儒吏合流儒和吏在历史上也在不断变化。
变化的总体趋势,在早期是儒的吏化和吏的儒化,在晚期是儒的乡愿化和吏的腐败化。
这些变化,都与官吏选拔制度,尤其是科举制度有关。
孔子曾经对“乡愿”深恶痛绝,称:“乡愿,德之贼也。
”(《论语·阳货》)按照孟子的解释,乡愿就是“言不顾行,行不顾言”、“阉然媚于世也者”,基本上接近今人所说 的伪君子。
秦汉时期的社会,远远够不上儒家“天下为公”的标准。
西汉时的儒生当官,往往还以儒家的信念来批评皇帝。
然而,儒生一旦当官,就难免受到官场的浸淫。
东汉以后,官场的利禄就使批评皇帝的声音逐渐削弱,而为了跻身仕途沽名钓誉的儒生迅速增加。
儒家已经不再是孔子时代的儒家。
到了唐宋实行科举制以后,儒生的变化不仅表现在当官之后,还表现在当官之前。
科举考试尽管历经变化,但有一点是无法改变的,即无法测验出一个人真实的道德状况。
离开了道德衡量,儒者就徒有其名,但是,儒学的经典本身,又无法转变为官场实用的专业技术考试。

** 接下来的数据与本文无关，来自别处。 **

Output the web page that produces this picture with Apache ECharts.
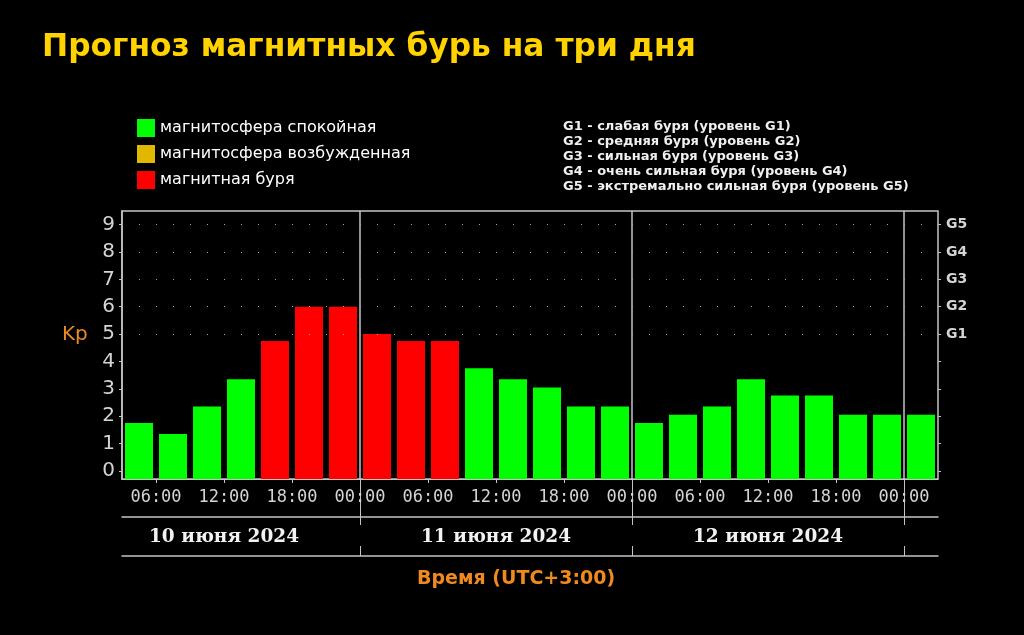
<!DOCTYPE html>
<html>
<head>
<meta charset="utf-8">
<script src="https://cdn.jsdelivr.net/npm/echarts@6/dist/echarts.min.js"></script>
<style>
  html, body { margin: 0; padding: 0; background: #000; }
  #chart { width: 1024px; height: 635px; }
</style>
</head>
<body>
<div id="chart"></div>
<script>
// 3-часовые интервалы (UTC+3)
const slots = [
  '10.06 03:00', '10.06 06:00', '10.06 09:00', '10.06 12:00', '10.06 15:00', '10.06 18:00', '10.06 21:00',
  '11.06 00:00', '11.06 03:00', '11.06 06:00', '11.06 09:00', '11.06 12:00', '11.06 15:00', '11.06 18:00', '11.06 21:00',
  '12.06 00:00', '12.06 03:00', '12.06 06:00', '12.06 09:00', '12.06 12:00', '12.06 15:00', '12.06 18:00', '12.06 21:00',
  '13.06 00:00'
];
const kp = [
  1.75, 1.35, 2.35, 3.35, 4.75, 6, 6,
  5, 4.75, 4.75, 3.75, 3.35, 3.05, 2.35, 2.35,
  1.75, 2.05, 2.35, 3.35, 2.75, 2.75, 2.05, 2.05,
  2.05
];
const status = [
  'calm', 'calm', 'calm', 'calm', 'storm', 'storm', 'storm',
  'storm', 'storm', 'storm', 'calm', 'calm', 'calm', 'calm', 'calm',
  'calm', 'calm', 'calm', 'calm', 'calm', 'calm', 'calm', 'calm',
  'calm'
];
const legendNames = ['магнитосфера спокойная', 'магнитосфера возбужденная', 'магнитная буря'];
const statusKeys = ['calm', 'active', 'storm'];
const statusColors = ['#00ff00', '#e0b800', '#ff0000'];

// часы от 00:00 10 июня
const hourTicks = [6, 12, 18, 24, 30, 36, 42, 48, 54, 60, 66, 72];
const hourLabels = ['06:00', '12:00', '18:00', '00:00', '06:00', '12:00', '18:00', '00:00', '06:00', '12:00', '18:00', '00:00'];
const dayTicks = [24, 48, 72];
const dayCenters = [12, 36, 60];
const dayLabels = ['10 июня 2024', '11 июня 2024', '12 июня 2024'];

const kpTicks = [0, 1, 2, 3, 4, 5, 6, 7, 8, 9];
const gTicks = [5, 6, 7, 8, 9];
const gLabels = ['G1', 'G2', 'G3', 'G4', 'G5'];
const gNotes = [
  'G1 - слабая буря (уровень G1)',
  'G2 - средняя буря (уровень G2)',
  'G3 - сильная буря (уровень G3)',
  'G4 - очень сильная буря (уровень G4)',
  'G5 - экстремально сильная буря (уровень G5)'
];

const lineColor = '#c4c4c4';
const textColor = '#d4d4d4';

const chart = echarts.init(document.getElementById('chart'));

const hourAxis = (extra) => Object.assign({
  type: 'value',
  min: 3,
  max: 75,
  position: 'bottom',
  axisLine: { show: false, onZero: false },
  axisTick: { show: false },
  axisLabel: { show: false },
  splitLine: { show: false },
}, extra);

const series = statusKeys.map((key, i) => ({
  name: legendNames[i],
  type: 'bar',
  xAxisIndex: 0,
  yAxisIndex: 0,
  barWidth: 28,
  barGap: '-100%',
  itemStyle: { color: statusColors[i] },
  data: kp.map((v, j) => (status[j] === key ? v : '-')),
  silent: true,
}));

// точечная сетка уровней G1..G5
series[0].markLine = {
  silent: true,
  symbol: 'none',
  label: { show: false },
  lineStyle: { color: '#a8a8a8', width: 1, type: [1, 16] },
  data: gTicks.map((v) => ({ yAxis: v })),
};

const options = {
  backgroundColor: '#000',
  animation: false,
  grid: {
    left: 122,
    right: 86,
    top: 211,
    bottom: 156,
    show: true,
    borderColor: lineColor,
    borderWidth: 1.5,
    backgroundColor: 'transparent',
  },
  legend: {
    orient: 'vertical',
    left: 137,
    top: 119,
    padding: 0,
    icon: 'rect',
    itemWidth: 18,
    itemHeight: 18,
    itemGap: 8,
    selectedMode: false,
    textStyle: { color: '#fff', fontSize: 16, fontFamily: 'DejaVu Sans' },
    data: legendNames,
  },
  xAxis: [
    // бары
    { type: 'category', data: slots, show: false, axisLine: { onZero: false } },
    // часы
    hourAxis({
      axisLine: { show: true, onZero: false, lineStyle: { color: lineColor } },
      axisTick: { show: true, length: 4, customValues: hourTicks, lineStyle: { color: lineColor } },
      axisLabel: {
        show: true,
        customValues: hourTicks,
        margin: 10,
        color: textColor,
        fontSize: 17,
        fontFamily: 'DejaVu Sans Mono',
        formatter: (v) => hourLabels[hourTicks.indexOf(v)],
      },
    }),
    // границы суток
    hourAxis({
      offset: 38,
      axisLine: { show: true, onZero: false, lineStyle: { color: lineColor, width: 1.5 } },
      axisTick: { show: true, inside: true, length: 38, customValues: dayTicks, lineStyle: { color: lineColor } },
      splitLine: { show: true, lineStyle: { color: lineColor, width: 1.5 } },
    }),
    hourAxis({
      offset: 46,
      axisTick: { show: true, inside: true, length: 8, customValues: dayTicks, lineStyle: { color: lineColor } },
    }),
    // даты
    hourAxis({
      offset: 77,
      axisLine: { show: true, onZero: false, lineStyle: { color: lineColor, width: 1.5 } },
      axisTick: { show: true, inside: true, length: 10, customValues: dayTicks, lineStyle: { color: lineColor } },
      axisLabel: {
        show: true,
        inside: true,
        customValues: dayCenters,
        margin: 9,
        color: '#f2f2f2',
        fontSize: 18.5,
        fontWeight: 'bold',
        fontFamily: 'DejaVu Serif',
        formatter: (v) => dayLabels[dayCenters.indexOf(v)],
      },
    }),
  ],
  yAxis: [
    {
      type: 'value',
      position: 'left',
      min: -0.3,
      max: 9.5,
      startValue: -0.3,
      axisLine: { show: true, onZero: false, lineStyle: { color: lineColor, width: 1.5 } },
      axisTick: { show: true, length: 3, customValues: kpTicks, lineStyle: { color: lineColor } },
      axisLabel: { customValues: kpTicks, margin: 7, color: textColor, fontSize: 20, fontFamily: 'DejaVu Sans' },
      splitLine: { show: false },
    },
    {
      type: 'value',
      position: 'right',
      min: -0.3,
      max: 9.5,
      axisLine: { show: false, onZero: false },
      axisTick: { show: true, length: 3, customValues: kpTicks, lineStyle: { color: lineColor } },
      axisLabel: {
        customValues: gTicks,
        margin: 8,
        color: textColor,
        fontSize: 14,
        fontWeight: 'bold',
        fontFamily: 'DejaVu Sans',
        formatter: (v) => gLabels[gTicks.indexOf(v)],
      },
      splitLine: { show: false },
    },
  ],
  graphic: [
    {
      type: 'text',
      left: 42,
      top: 32,
      style: {
        text: 'Прогноз магнитных бурь на три дня',
        fill: '#ffd200',
        font: 'bold 31.3px "DejaVu Sans"',
      },
    },
    {
      type: 'text',
      left: 563,
      top: 119,
      style: {
        text: gNotes.join('\n'),
        fill: '#f0f0f0',
        font: 'bold 13px "DejaVu Sans"',
        lineHeight: 15,
      },
    },
    {
      type: 'text',
      left: 62,
      top: 325,
      style: { text: 'Kp', fill: '#e8892a', font: '20px "DejaVu Sans"' },
    },
    {
      type: 'text',
      left: 417,
      top: 570,
      style: { text: 'Время (UTC+3:00)', fill: '#f08a1e', font: 'bold 19px "DejaVu Sans"' },
    },
  ],
  series: series,
};

chart.setOption(options);
</script>
</body>
</html>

所以,科举的发展轨迹,基本上是沿着智力测验的方向前行,发展到八股文,则达到最为精巧的水平。
在这种背景下,尽管还有真正的儒者坚守着“志意修则骄富贵,道义重则轻王公”的气节,怀抱着“为天地立心,为生民立命,为往圣继绝学,为万世开太平”的抱负,但是,更多的儒生是把儒学作为谋生手段和富贵之道。
吸引他们的不再是“颜回乐处”,而是“黄金屋”、“千钟粟”、“颜如玉”。
另一方面,在两汉时期,由于察举的推动,文吏开始兼修经术和律令。
从基层干起的小吏,要想得到察举,就得学习儒术。
到东汉以后,儒吏合流。
文吏开始学习儒术、阅读五经,伴随着这种吏的儒化,儒学经典也开始成为敲门砖。
文吏儒化一旦成功,就进入了儒的行列,就像今天的官员,一旦拿到文凭学位,也就变成了知识分子干部一样。
不过,随着科举的发达,文吏即使儒化,仕途依然不畅。
宋代以后,吏员的上升途径受阻,尤其是明清限制吏员升官,致使吏员更不看重声名,唯以利害算计,下层腐败酿成了不可逆之势。
吏员凭借自己熟悉公文案例、掌握公共权力的便利,贪赃受贿,勒索百姓。
社会对吏的看法也急剧恶化,甚至把吏员与黑恶势力相提并论。
古代的官吏制度,至此走上末路。